+++ PROVIDED DATA +++

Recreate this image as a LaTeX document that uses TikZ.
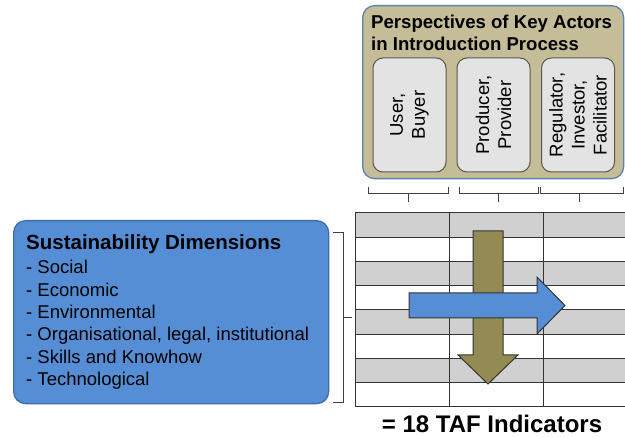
\documentclass[tikz,border=0pt]{standalone}
\usepackage{fontspec}
\setmainfont{Liberation Sans}
\usetikzlibrary{positioning}
\definecolor{dimblue}{HTML}{558ED5}
\definecolor{dimedge}{HTML}{3E6DAD}
\definecolor{actortan}{HTML}{C4BD97}
\definecolor{actoredge}{HTML}{5B80B2}
\definecolor{rolegray}{HTML}{E3E3E3}
\definecolor{roleedge}{HTML}{595748}
\definecolor{rowgray}{HTML}{D0D0D0}
\definecolor{olivearrow}{HTML}{948A54}

\begin{document}
\begin{tikzpicture}[
  x=1pt, y=-1pt,
  panel/.style={
    draw, line width=1.3pt, rounded corners=12pt, anchor=north west,
    inner sep=0pt
  },
  dimbox/.style={panel, fill=dimblue, draw=dimedge,
                 minimum width=315pt, minimum height=183pt},
  actorbox/.style={panel, fill=actortan, draw=actoredge,
                   minimum width=261pt, minimum height=173pt},
  role/.style={
    draw=roleedge, line width=1pt, fill=rolegray, rounded corners=10pt,
    rotate=90, minimum width=114pt, minimum height=73pt, inner sep=0pt,
    align=center, font=\fontsize{18.5}{22}\selectfont
  },
  lbl/.style={anchor=north west, inner sep=0pt, align=left},
  brk/.style={line width=0.9pt, black!75},
  gridline/.style={line width=1pt, black!80},
  bigarrow/.style={line width=1pt, draw=black!80, line join=miter},
]
\useasboundingbox (0,0) rectangle (625,438);

% ---- sustainability dimensions --------------------------------------------
\node[dimbox] (dims) at (13,220) {};
\node[lbl, font=\fontsize{18.5}{22.3}\selectfont] (dimtext) at (26,234)
  {{\fontsize{20.5}{22.3}\selectfont\bfseries Sustainability Dimensions}\\[2.5pt]
   - Social\\ - Economic\\ - Environmental\\
   - Organisational, legal, institutional\\
   - Skills and Knowhow\\ - Technological};

% ---- key actors -------------------------------------------------------------
\node[actorbox] (actors) at (362,5) {};
\node[lbl, font=\fontsize{18.6}{22}\selectfont\bfseries] (actortext) at (371,14.5)
  {Perspectives of Key Actors\\ in Introduction Process};

\node[role] (user)      at (409.5,115) {User,\\ Buyer};
\node[role] (producer)  at (493.5,115) {Producer,\\ Provider};
\node[role] (regulator) at (578,115)   {Regulator,\\ Investor,\\ Facilitator};

% ---- brackets -----------------------------------------------------------------
\foreach \l/\m/\r in {368/408/448, 459/498/538, 540/579/623}
  \draw[brk] (\l,187) -- (\l,193) -- (\r,193) -- (\r,187)
             (\m,193) -- (\m,202);
\draw[brk] (333,232) -- (343,232) -- (343,402) -- (333,402)
           (343,317) -- (352,317);

% ---- indicator grid -----------------------------------------------------------
\foreach \i in {0,2,4,6}
  \fill[rowgray] (355,213+24.25*\i) rectangle (625,213+24.25*\i+24.25);
\foreach \i in {0,...,8}
  \draw[gridline] (355,213+24.25*\i) -- (625,213+24.25*\i);
\foreach \xx in {355,449,543}
  \draw[gridline] (\xx,213) -- (\xx,407);

% ---- crossing arrows ----------------------------------------------------------
\draw[bigarrow, fill=olivearrow] (473,231) -- (503,231) -- (503,355)
  -- (518,355) -- (488,384) -- (458,355) -- (473,355) -- cycle;
\draw[bigarrow, fill=dimblue] (409,293) -- (537,293) -- (537,277)
  -- (565,305.5) -- (537,334) -- (537,318) -- (409,318) -- cycle;

% ---- result -------------------------------------------------------------------
\node[anchor=base, inner sep=0pt, font=\fontsize{24}{28}\selectfont\bfseries]
  (result) at (492,433) {= 18 TAF Indicators};

\end{tikzpicture}
\end{document}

+++

# [TASK TO CARRY OUT]
Exactly restate the lines from the beginning of the data through the line with "- Skills and", and no others, keeping pictures out.

# [FINISHED TASK]
Recreate this image as a LaTeX document that uses TikZ.
\documentclass[tikz,border=0pt]{standalone}
\usepackage{fontspec}
\setmainfont{Liberation Sans}
\usetikzlibrary{positioning}
\definecolor{dimblue}{HTML}{558ED5}
\definecolor{dimedge}{HTML}{3E6DAD}
\definecolor{actortan}{HTML}{C4BD97}
\definecolor{actoredge}{HTML}{5B80B2}
\definecolor{rolegray}{HTML}{E3E3E3}
\definecolor{roleedge}{HTML}{595748}
\definecolor{rowgray}{HTML}{D0D0D0}
\definecolor{olivearrow}{HTML}{948A54}

\begin{document}
\begin{tikzpicture}[
  x=1pt, y=-1pt,
  panel/.style={
    draw, line width=1.3pt, rounded corners=12pt, anchor=north west,
    inner sep=0pt
  },
  dimbox/.style={panel, fill=dimblue, draw=dimedge,
                 minimum width=315pt, minimum height=183pt},
  actorbox/.style={panel, fill=actortan, draw=actoredge,
                   minimum width=261pt, minimum height=173pt},
  role/.style={
    draw=roleedge, line width=1pt, fill=rolegray, rounded corners=10pt,
    rotate=90, minimum width=114pt, minimum height=73pt, inner sep=0pt,
    align=center, font=\fontsize{18.5}{22}\selectfont
  },
  lbl/.style={anchor=north west, inner sep=0pt, align=left},
  brk/.style={line width=0.9pt, black!75},
  gridline/.style={line width=1pt, black!80},
  bigarrow/.style={line width=1pt, draw=black!80, line join=miter},
]
\useasboundingbox (0,0) rectangle (625,438);

% ---- sustainability dimensions --------------------------------------------
\node[dimbox] (dims) at (13,220) {};
\node[lbl, font=\fontsize{18.5}{22.3}\selectfont] (dimtext) at (26,234)
  {{\fontsize{20.5}{22.3}\selectfont\bfseries Sustainability Dimensions}\\[2.5pt]
   - Social\\ - Economic\\ - Environmental\\
   - Organisational, legal, institutional\\
   - Skills and Knowhow\\ - Technological};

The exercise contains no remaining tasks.